Aim:
Leave out the pictures and copy everything else below exactly.

Source excerpt:
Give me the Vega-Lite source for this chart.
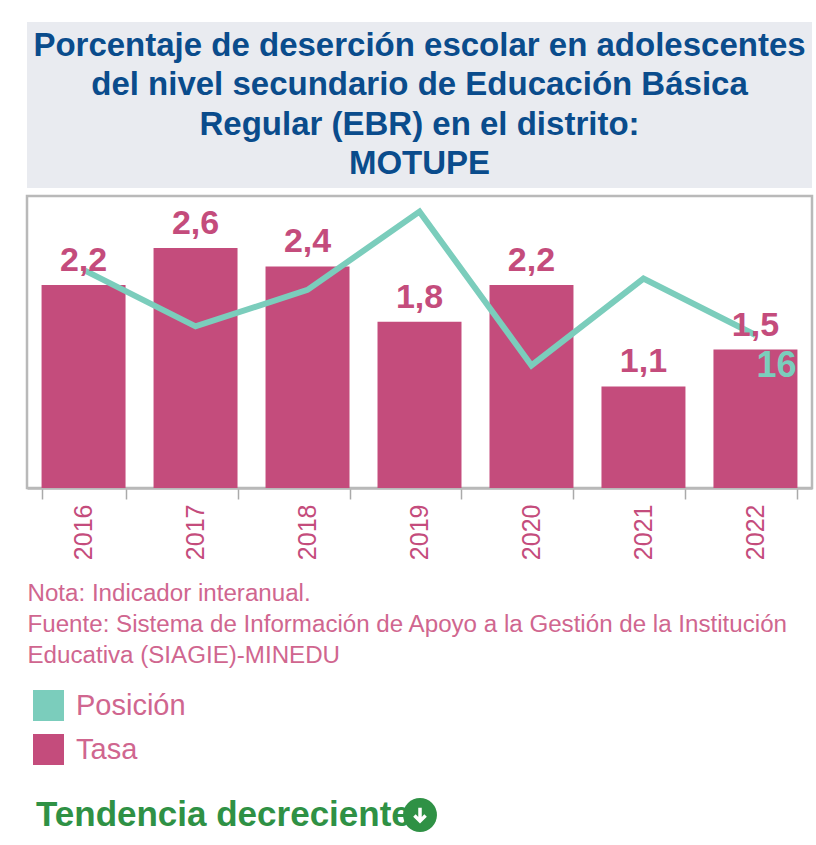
{
  "$schema": "https://vega.github.io/schema/vega-lite/v6.json",
  "background": "#ffffff",
  "padding": {"left": 13, "top": 22, "right": 2, "bottom": 0},
  "spacing": 6,
  "config": {
    "font": "Liberation Sans",
    "view": {"stroke": null}
  },
  "datasets": {
    "encabezado": [
      {"linea": 1, "texto": "Porcentaje de deserción escolar en adolescentes"},
      {"linea": 2, "texto": "del nivel secundario de Educación Básica"},
      {"linea": 3, "texto": "Regular (EBR) en el distrito:"},
      {"linea": 4, "texto": "MOTUPE"}
    ],
    "serie": [
      {"anio": "2016", "tasa": 2.2, "tasa_txt": "2,2", "posicion": 8.5},
      {"anio": "2017", "tasa": 2.6, "tasa_txt": "2,6", "posicion": 15},
      {"anio": "2018", "tasa": 2.4, "tasa_txt": "2,4", "posicion": 10.8},
      {"anio": "2019", "tasa": 1.8, "tasa_txt": "1,8", "posicion": 1.8},
      {"anio": "2020", "tasa": 2.2, "tasa_txt": "2,2", "posicion": 19.5},
      {"anio": "2021", "tasa": 1.1, "tasa_txt": "1,1", "posicion": 9.5},
      {"anio": "2022", "tasa": 1.5, "tasa_txt": "1,5", "posicion": 16}
    ],
    "tendencia": [
      {"elemento": "texto", "etiqueta": "Tendencia decreciente"},
      {"elemento": "icono", "etiqueta": ""}
    ]
  },
  "vconcat": [
    {
      "width": 785,
      "height": 166,
      "view": {"fill": "#e9ebf0", "stroke": null},
      "data": {"name": "encabezado"},
      "mark": {"type": "text", "fontSize": 33, "fontWeight": "bold", "color": "#0a4c8c", "align": "center", "baseline": "middle"},
      "encoding": {
        "y": {"field": "linea", "type": "ordinal", "axis": null, "scale": {"type": "point", "padding": 0.6}},
        "text": {"field": "texto", "type": "nominal"}
      }
    },
    {
      "width": 785,
      "height": 292,
      "view": {"stroke": "#b9b9b9", "strokeWidth": 2.5},
      "data": {"name": "serie"},
      "encoding": {
        "x": {
          "field": "anio",
          "type": "ordinal",
          "scale": {"paddingInner": 0.25, "paddingOuter": 0.13},
          "axis": {
            "orient": "bottom",
            "labelAngle": -90,
            "labelAlign": "right",
            "labelBaseline": "middle",
            "labelFontSize": 25,
            "labelColor": "#c44c7c",
            "labelPadding": 5,
            "tickBand": "extent",
            "tickSize": 11,
            "tickColor": "#aaaaaa",
            "tickWidth": 1.5,
            "domainColor": "#b9b9b9",
            "domainWidth": 2.5,
            "title": [
              "Nota: Indicador interanual.",
              "Fuente: Sistema de Información de Apoyo a la Gestión de la Institución",
              "Educativa (SIAGIE)-MINEDU"
            ],
            "titleFontSize": 24.15,
            "titleFontWeight": "normal",
            "titleColor": "#d0668f",
            "titleAnchor": "start",
            "titleAlign": "left",
            "titleBaseline": "top",
            "titleLineHeight": 31,
            "titleX": 0,
            "titleY": 93
          }
        }
      },
      "layer": [
        {
          "mark": {"type": "bar"},
          "encoding": {
            "y": {"field": "tasa", "type": "quantitative", "axis": null, "scale": {"domain": [0, 3.163]}},
            "fill": {
              "datum": "Tasa",
              "scale": {"domain": ["Posición", "Tasa"], "range": ["#7bcdbc", "#c44c7c"]},
              "legend": {
                "orient": "none",
                "legendX": 6,
                "legendY": 668,
                "title": null,
                "symbolType": "square",
                "symbolSize": 961,
                "symbolStrokeWidth": 0,
                "labelFontSize": 29,
                "labelColor": "#d0668f",
                "labelOffset": 12,
                "rowPadding": 13
              }
            }
          }
        },
        {
          "mark": {"type": "line", "strokeWidth": 6, "color": "#7bcdbc"},
          "encoding": {
            "y": {"field": "posicion", "type": "quantitative", "axis": null, "scale": {"domain": [0, 33.6], "reverse": true}}
          }
        },
        {
          "mark": {"type": "text", "fontSize": 34, "fontWeight": "bold", "color": "#c44c7c", "baseline": "alphabetic", "dy": -14},
          "encoding": {
            "y": {"field": "tasa", "type": "quantitative", "axis": null, "scale": {"domain": [0, 3.163]}},
            "text": {"field": "tasa_txt", "type": "nominal"}
          }
        },
        {
          "transform": [{"filter": "datum.anio === '2022'"}],
          "mark": {"type": "text", "fontSize": 36, "fontWeight": "bold", "color": "#7bcdbc", "align": "left", "baseline": "alphabetic", "dx": 1, "dy": 42},
          "encoding": {
            "y": {"field": "posicion", "type": "quantitative", "axis": null, "scale": {"domain": [0, 33.6], "reverse": true}},
            "text": {"field": "posicion", "type": "quantitative"}
          }
        }
      ],
      "resolve": {"scale": {"y": "independent"}}
    },
    {
      "width": 785,
      "height": 165,
      "data": {"name": "tendencia"},
      "encoding": {
        "x": {"field": "elemento", "type": "nominal", "axis": null, "scale": {"type": "point", "padding": 0, "domain": ["texto", "icono"], "range": [9, 393]}},
        "y": {"field": "elemento", "type": "nominal", "axis": null, "scale": {"type": "point", "padding": 0, "domain": ["texto", "icono"], "range": [140, 140]}}
      },
      "layer": [
        {
          "transform": [{"filter": "datum.elemento === 'texto'"}],
          "mark": {"type": "text", "fontSize": 35, "fontWeight": "bold", "color": "#2f9145", "align": "left", "baseline": "middle"},
          "encoding": {"text": {"field": "etiqueta", "type": "nominal"}}
        },
        {
          "transform": [{"filter": "datum.elemento === 'icono'"}],
          "mark": {"type": "point", "shape": "circle", "filled": true, "size": 1150, "color": "#2f9145", "opacity": 1}
        },
        {
          "transform": [{"filter": "datum.elemento === 'icono'"}],
          "mark": {"type": "point", "shape": "M0,-0.65V0.55M-0.5,0.05L0,0.55L0.5,0.05", "filled": false, "size": 500, "stroke": "#ffffff", "strokeWidth": 3.5, "opacity": 1}
        }
      ]
    }
  ]
}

Answer to this task:
Give me the Vega-Lite source for this chart.
{
  "$schema": "https://vega.github.io/schema/vega-lite/v6.json",
  "background": "#ffffff",
  "padding": {"left": 13, "top": 22, "right": 2, "bottom": 0},
  "spacing": 6,
  "config": {
    "font": "Liberation Sans",
    "view": {"stroke": null}
  },
  "datasets": {
    "encabezado": [
      {"linea": 1, "texto": "Porcentaje de deserción escolar en adolescentes"},
      {"linea": 2, "texto": "del nivel secundario de Educación Básica"},
      {"linea": 3, "texto": "Regular (EBR) en el distrito:"},
      {"linea": 4, "texto": "MOTUPE"}
    ],
    "serie": [
      {"anio": "2016", "tasa": 2.2, "tasa_txt": "2,2", "posicion": 8.5},
      {"anio": "2017", "tasa": 2.6, "tasa_txt": "2,6", "posicion": 15},
      {"anio": "2018", "tasa": 2.4, "tasa_txt": "2,4", "posicion": 10.8},
      {"anio": "2019", "tasa": 1.8, "tasa_txt": "1,8", "posicion": 1.8},
      {"anio": "2020", "tasa": 2.2, "tasa_txt": "2,2", "posicion": 19.5},
      {"anio": "2021", "tasa": 1.1, "tasa_txt": "1,1", "posicion": 9.5},
      {"anio": "2022", "tasa": 1.5, "tasa_txt": "1,5", "posicion": 16}
    ],
    "tendencia": [
      {"elemento": "texto", "etiqueta": "Tendencia decreciente"},
      {"elemento": "icono", "etiqueta": ""}
    ]
  },
  "vconcat": [
    {
      "width": 785,
      "height": 166,
      "view": {"fill": "#e9ebf0", "stroke": null},
      "data": {"name": "encabezado"},
      "mark": {"type": "text", "fontSize": 33, "fontWeight": "bold", "color": "#0a4c8c", "align": "center", "baseline": "middle"},
      "encoding": {
        "y": {"field": "linea", "type": "ordinal", "axis": null, "scale": {"type": "point", "padding": 0.6}},
        "text": {"field": "texto", "type": "nominal"}
      }
    },
    {
      "width": 785,
      "height": 292,
      "view": {"stroke": "#b9b9b9", "strokeWidth": 2.5},
      "data": {"name": "serie"},
      "encoding": {
        "x": {
          "field": "anio",
          "type": "ordinal",
          "scale": {"paddingInner": 0.25, "paddingOuter": 0.13},
          "axis": {
            "orient": "bottom",
            "labelAngle": -90,
            "labelAlign": "right",
            "labelBaseline": "middle",
            "labelFontSize": 25,
            "labelColor": "#c44c7c",
            "labelPadding": 5,
            "tickBand": "extent",
            "tickSize": 11,
            "tickColor": "#aaaaaa",
            "tickWidth": 1.5,
            "domainColor": "#b9b9b9",
            "domainWidth": 2.5,
            "title": [
              "Nota: Indicador interanual.",
              "Fuente: Sistema de Información de Apoyo a la Gestión de la Institución",
              "Educativa (SIAGIE)-MINEDU"
            ],
            "titleFontSize": 24.15,
            "titleFontWeight": "normal",
            "titleColor": "#d0668f",
            "titleAnchor": "start",
            "titleAlign": "left",
            "titleBaseline": "top",
            "titleLineHeight": 31,
            "titleX": 0,
            "titleY": 93
          }
        }
      },
      "layer": [
        {
          "mark": {"type": "bar"},
          "encoding": {
            "y": {"field": "tasa", "type": "quantitative", "axis": null, "scale": {"domain": [0, 3.163]}},
            "fill": {
              "datum": "Tasa",
              "scale": {"domain": ["Posición", "Tasa"], "range": ["#7bcdbc", "#c44c7c"]},
              "legend": {
                "orient": "none",
                "legendX": 6,
                "legendY": 668,
                "title": null,
                "symbolType": "square",
                "symbolSize": 961,
                "symbolStrokeWidth": 0,
                "labelFontSize": 29,
                "labelColor": "#d0668f",
                "labelOffset": 12,
                "rowPadding": 13
              }
            }
          }
        },
        {
          "mark": {"type": "line", "strokeWidth": 6, "color": "#7bcdbc"},
          "encoding": {
            "y": {"field": "posicion", "type": "quantitative", "axis": null, "scale": {"domain": [0, 33.6], "reverse": true}}
          }
        },
        {
          "mark": {"type": "text", "fontSize": 34, "fontWeight": "bold", "color": "#c44c7c", "baseline": "alphabetic", "dy": -14},
          "encoding": {
            "y": {"field": "tasa", "type": "quantitative", "axis": null, "scale": {"domain": [0, 3.163]}},
            "text": {"field": "tasa_txt", "type": "nominal"}
          }
        },
        {
          "transform": [{"filter": "datum.anio === '2022'"}],
          "mark": {"type": "text", "fontSize": 36, "fontWeight": "bold", "color": "#7bcdbc", "align": "left", "baseline": "alphabetic", "dx": 1, "dy": 42},
          "encoding": {
            "y": {"field": "posicion", "type": "quantitative", "axis": null, "scale": {"domain": [0, 33.6], "reverse": true}},
            "text": {"field": "posicion", "type": "quantitative"}
          }
        }
      ],
      "resolve": {"scale": {"y": "independent"}}
    },
    {
      "width": 785,
      "height": 165,
      "data": {"name": "tendencia"},
      "encoding": {
        "x": {"field": "elemento", "type": "nominal", "axis": null, "scale": {"type": "point", "padding": 0, "domain": ["texto", "icono"], "range": [9, 393]}},
        "y": {"field": "elemento", "type": "nominal", "axis": null, "scale": {"type": "point", "padding": 0, "domain": ["texto", "icono"], "range": [140, 140]}}
      },
      "layer": [
        {
          "transform": [{"filter": "datum.elemento === 'texto'"}],
          "mark": {"type": "text", "fontSize": 35, "fontWeight": "bold", "color": "#2f9145", "align": "left", "baseline": "middle"},
          "encoding": {"text": {"field": "etiqueta", "type": "nominal"}}
        },
        {
          "transform": [{"filter": "datum.elemento === 'icono'"}],
          "mark": {"type": "point", "shape": "circle", "filled": true, "size": 1150, "color": "#2f9145", "opacity": 1}
        },
        {
          "transform": [{"filter": "datum.elemento === 'icono'"}],
          "mark": {"type": "point", "shape": "M0,-0.65V0.55M-0.5,0.05L0,0.55L0.5,0.05", "filled": false, "size": 500, "stroke": "#ffffff", "strokeWidth": 3.5, "opacity": 1}
        }
      ]
    }
  ]
}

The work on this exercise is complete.